PDO Signs EPC Contracts For Qarn Alam Steam-Injection EOR With Dodsal, Galfar
Petroleum Development Oman (PDO) on 27 May signed two major engineering, procurement and construction (EPC) contracts for the Qarn Alam steam-injection enhanced oil recovery (EOR) project. A contract for field facilities was awarded to Dodsal and a contract for the oil and water flowlines and associated hardware outside of the field site was awarded to Galfar Engineering and Contracting. The Qarn Alam steam-injection project is the world’s first full-field steam-injection enhanced oil recovery (EOR) project based on thermally assisted gas/oil gravity drainage (TAGOGD) in a fractured carbonate field. The project scope, according to PDO, includes drilling some 150 wells and installing facilities to treat water and generate around 18,000 tons/day of steam. Additional facilities will be built to process the incremental oil and gas produced at the field, and to dispose of excess produced water in deep reservoirs. The project will require nearly 220km of pipelines and flowlines to connect these facilities with the wells for water supply, oil production, steam injection and water disposal.

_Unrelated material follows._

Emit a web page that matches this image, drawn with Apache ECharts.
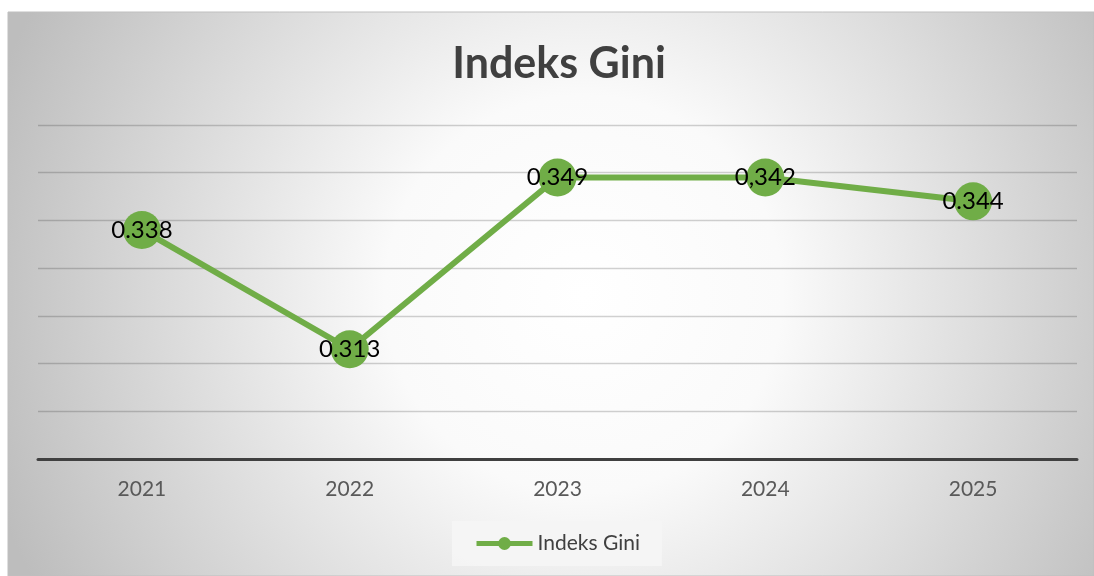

The EOR recovery process is based on injecting steam into the formation’s fractures to heat the low-permeability oil-bearing rock. As the rock is heated, gas is liberated and the viscosity of the oil reduced, flowing much more easily into the fractures under the action of gravity. The fractures thus serve as conduits for both the injected steam and the produced oil. Unlike a conventional steam-injection project, in which the steam serves to drive oil to producing wells, the steam at Qarn Alam is used as merely a heating agent to enhance the existing gravity drainage mechanism. This feature of the project allows the number of wells, and hence development costs, to be kept to a minimum. “Most of the steam will be generated by waste heat recovery from the existing Qarn Alam Power Station, thereby significantly reducing the project’s carbon dioxide emissions and saving on gas consumption. The start-up date of all facilities will be around 2010,” said PDO Oil Director for northern assets Saif al-Hinai. Canada’s Worley Parsons won the front-end design contract for the project, which is expected to increase recovery from 4% to 25%, in late 2005 (MEES, 15 August 2005).